Reports from the meeting published in the Crimson confirmed that committee members acknowledge that the group’s subsequent decisions were influenced by the actions of students who fasted in support of divestiture.

The ACSR recommended that the Corporation use the Sullivan Principles, which provided humane guidelines for the operation of companies in South Africa, as a minimum standard for the endowment’s investment practices. At the same time, in 1983, 37 of the 39 companies in which the University owned stock had signed the Principles, but some divestiture proponents argued that not all of the signatory companies had actually lived up to the document’s stipulations.

The ACSR held a public hearing early in 1984 to ascertain the opinions of members of the Harvard community before voting on the issue.

According to Convisser, who was elected by the UC as an undergraduate representative to the ASCR, several hundred people were in attendance.

After a decade of heated debate, protests and hunger strikes, in May 1984 the ACSR voted narrowly in favor of recommending unilateral divestiture from companies that conducted business in South Africa.

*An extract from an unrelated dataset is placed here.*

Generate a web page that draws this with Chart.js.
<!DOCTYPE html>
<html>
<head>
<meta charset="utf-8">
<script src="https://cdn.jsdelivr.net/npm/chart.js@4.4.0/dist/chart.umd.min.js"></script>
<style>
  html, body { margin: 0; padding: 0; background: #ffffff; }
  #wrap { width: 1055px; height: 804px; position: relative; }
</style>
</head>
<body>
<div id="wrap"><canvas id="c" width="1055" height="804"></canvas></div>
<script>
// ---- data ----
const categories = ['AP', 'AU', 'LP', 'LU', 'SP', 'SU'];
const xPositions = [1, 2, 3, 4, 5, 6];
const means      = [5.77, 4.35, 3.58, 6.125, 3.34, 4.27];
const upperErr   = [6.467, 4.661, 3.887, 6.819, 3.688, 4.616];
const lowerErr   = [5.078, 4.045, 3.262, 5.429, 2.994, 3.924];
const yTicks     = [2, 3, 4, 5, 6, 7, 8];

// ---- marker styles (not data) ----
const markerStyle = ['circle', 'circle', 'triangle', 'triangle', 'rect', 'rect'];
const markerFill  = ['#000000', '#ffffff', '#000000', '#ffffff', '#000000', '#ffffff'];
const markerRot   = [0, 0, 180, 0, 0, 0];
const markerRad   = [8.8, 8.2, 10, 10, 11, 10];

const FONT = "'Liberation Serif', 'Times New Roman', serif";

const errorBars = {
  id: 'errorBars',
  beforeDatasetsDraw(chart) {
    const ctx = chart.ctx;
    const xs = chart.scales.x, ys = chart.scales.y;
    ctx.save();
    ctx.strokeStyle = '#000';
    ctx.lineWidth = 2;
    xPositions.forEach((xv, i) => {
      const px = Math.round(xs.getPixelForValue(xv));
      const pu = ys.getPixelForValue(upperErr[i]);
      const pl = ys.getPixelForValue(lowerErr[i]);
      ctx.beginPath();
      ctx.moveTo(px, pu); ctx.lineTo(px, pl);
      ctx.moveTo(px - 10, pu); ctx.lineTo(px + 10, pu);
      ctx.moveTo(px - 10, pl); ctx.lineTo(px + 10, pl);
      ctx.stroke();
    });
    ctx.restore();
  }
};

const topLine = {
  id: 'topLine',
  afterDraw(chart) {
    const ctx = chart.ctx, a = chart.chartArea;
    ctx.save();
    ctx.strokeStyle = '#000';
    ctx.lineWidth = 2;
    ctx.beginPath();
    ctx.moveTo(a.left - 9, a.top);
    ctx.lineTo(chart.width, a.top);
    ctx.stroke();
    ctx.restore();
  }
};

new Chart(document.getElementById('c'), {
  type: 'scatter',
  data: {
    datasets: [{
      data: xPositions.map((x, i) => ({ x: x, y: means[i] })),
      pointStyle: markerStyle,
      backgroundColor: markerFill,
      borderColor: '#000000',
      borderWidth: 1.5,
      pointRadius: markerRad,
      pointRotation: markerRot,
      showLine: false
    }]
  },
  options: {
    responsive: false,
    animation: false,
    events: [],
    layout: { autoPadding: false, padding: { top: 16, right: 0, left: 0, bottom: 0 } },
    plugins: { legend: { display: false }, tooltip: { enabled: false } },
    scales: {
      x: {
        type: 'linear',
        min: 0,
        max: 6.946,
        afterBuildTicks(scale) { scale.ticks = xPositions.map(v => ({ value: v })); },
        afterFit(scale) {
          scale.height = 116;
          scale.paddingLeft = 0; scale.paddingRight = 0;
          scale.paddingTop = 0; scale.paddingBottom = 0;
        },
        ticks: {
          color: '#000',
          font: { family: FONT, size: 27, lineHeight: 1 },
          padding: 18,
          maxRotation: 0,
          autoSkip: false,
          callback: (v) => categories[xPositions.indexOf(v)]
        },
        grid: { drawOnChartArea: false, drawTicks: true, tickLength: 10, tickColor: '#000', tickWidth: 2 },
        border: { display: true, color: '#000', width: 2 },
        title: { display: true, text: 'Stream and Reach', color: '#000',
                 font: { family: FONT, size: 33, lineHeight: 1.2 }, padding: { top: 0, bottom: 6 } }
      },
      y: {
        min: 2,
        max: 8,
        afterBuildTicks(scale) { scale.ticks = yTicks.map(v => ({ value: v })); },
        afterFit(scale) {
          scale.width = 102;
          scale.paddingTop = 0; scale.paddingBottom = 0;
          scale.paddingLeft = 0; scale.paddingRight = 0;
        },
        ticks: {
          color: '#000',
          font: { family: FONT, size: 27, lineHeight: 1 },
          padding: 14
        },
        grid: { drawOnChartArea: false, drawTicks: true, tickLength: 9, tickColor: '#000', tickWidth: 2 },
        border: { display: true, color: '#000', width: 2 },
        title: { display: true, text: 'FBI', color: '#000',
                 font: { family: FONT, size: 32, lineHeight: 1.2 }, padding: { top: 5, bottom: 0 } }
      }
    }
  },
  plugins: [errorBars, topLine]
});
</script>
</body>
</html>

However, Harvard did not completely divest based on the ACSR’s recommendations. Instead, the Corporation subsequently chose a policy of selective divestment, which led to Harvard withdrawing investments from 15 companies. The Corporation argued that complete divestiture could do more harm than good for already marginalized black South Africans.

Still, some considered the divestiture movement a success because it encouraged Harvard to recognize moral responsibility when making investments.

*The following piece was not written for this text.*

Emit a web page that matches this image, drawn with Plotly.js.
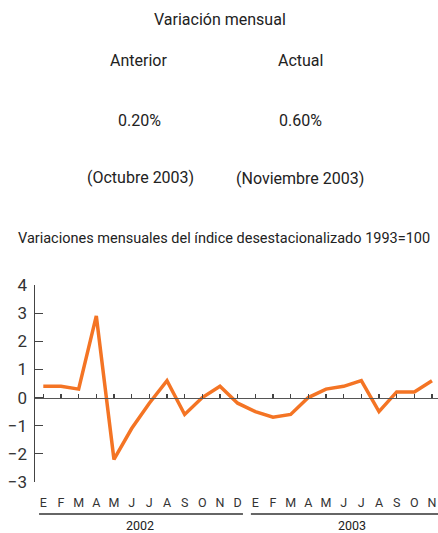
<!DOCTYPE html>
<html><head><meta charset="utf-8">
<script src="https://cdn.plot.ly/plotly-3.0.1.min.js"></script>
<style>html,body{margin:0;padding:0;background:#fff}</style>
</head><body><div id="chart" style="width:438px;height:533px"></div>
<script>
const months = ["E","F","M","A","M","J","J","A","S","O","N","D","E","F","M","A","M","J","J","A","S","O","N"];
const years = ["2002","2003"];
const values = [0.4,0.4,0.3,2.9,-2.2,-1.1,-0.2,0.6,-0.6,0.0,0.4,-0.2,
                -0.5,-0.7,-0.6,0.0,0.3,0.4,0.6,-0.5,0.2,0.2,0.6];
const yTicks = [-3,-2,-1,0,1,2,3,4];
const headerTitle = "Variación mensual";
const colLabels = ["Anterior","Actual"];
const colValues = ["0.20%","0.60%"];
const colPeriods = ["(Octubre 2003)","(Noviembre 2003)"];
const subtitle = "Variaciones mensuales del índice desestacionalizado 1993=100";

const idx = months.map((m,i)=>i);
const FONT = 'Roboto, "Liberation Sans", sans-serif';
const TXT = '#222';

const trace = {x: idx, y: values, type:'scatter', mode:'lines',
  line:{color:'#f47424', width:3.5}, hoverinfo:'skip', showlegend:false};

const py = p => (482 - p) / 197;
const px = p => (p - 35) / 403;
const ann = [];
function t(text, x, yPix, size, xref){ ann.push({text, x, y: py(yPix), xref: xref||'paper', yref:'paper',
  xanchor:'center', yanchor:'middle', showarrow:false, font:{family:FONT, size, color:TXT}}); }
t(headerTitle, px(220), 20, 16);
t(colLabels[0], px(138), 60, 16);
t(colLabels[1], px(300), 60, 16);
t(colValues[0], px(139), 120, 16);
t(colValues[1], px(300), 120, 16);
t(colPeriods[0], px(140), 177, 16);
t(colPeriods[1], px(300), 178, 16);
t(subtitle, px(224), 238, 14.5);
t(years[0], 5.5, 525, 12.5, 'x');
t(years[1], 17.5, 525, 12.5, 'x');

const shapes = [
  {type:'line', xref:'x', yref:'paper', x0:-0.24, x1:11.3, y0:py(514), y1:py(514), line:{color:'#333', width:1.5}},
  {type:'line', xref:'x', yref:'paper', x0:11.75, x1:22.4, y0:py(514), y1:py(514), line:{color:'#333', width:1.5}}
];

const layout = {
  width:438, height:533,
  margin:{l:35, r:0, t:285, b:51, pad:0},
  paper_bgcolor:'#fff', plot_bgcolor:'#fff',
  font:{family:FONT, color:TXT},
  xaxis:{range:[-0.47,22.34], tickvals:idx, ticktext:months, ticks:'', showline:false,
    showgrid:false, zeroline:false, tickfont:{size:12.5, family:FONT, color:'#333'}, ticklabelstandoff:11},
  xaxis2:{overlaying:'x', anchor:'free', position:3/7, side:'top', range:[-0.47,22.34],
    tickvals:idx, showticklabels:false, ticks:'outside', ticklen:4, tickwidth:1.2, tickcolor:'#444',
    showline:true, linecolor:'#555', linewidth:1.5, showgrid:false, zeroline:false},
  yaxis:{range:[-3,4], tickvals:yTicks, ticks:'inside', ticklen:8, tickwidth:1.2, tickcolor:'#444',
    showline:true, linecolor:'#444', linewidth:1.5, showgrid:false, zeroline:false,
    tickfont:{size:17, family:FONT, color:'#333'}, ticklabelstandoff:3},
  annotations: ann, shapes: shapes
};
const ghost = {x:[0], y:[0], xaxis:'x2', type:'scatter', mode:'markers', marker:{opacity:0}, hoverinfo:'skip', showlegend:false};
Plotly.newPlot('chart', [ghost, trace], layout, {displayModeBar:false, staticPlot:true});
</script></body></html>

“The attention that this issue received at Harvard and other university campuses contributed to the divestiture movement entering the mainstream of American political and economic thought,” Convisser said. “Student activity on university campuses was a major factor in bringing it into mainstream thought.”

According to Convisser, the money from the fund was given to Harvard in 1994.

“Those of us who were advocating for Harvard’s change in its investment policy still felt great affection for Harvard and are pleased that all eventually became united on this issue,” he said.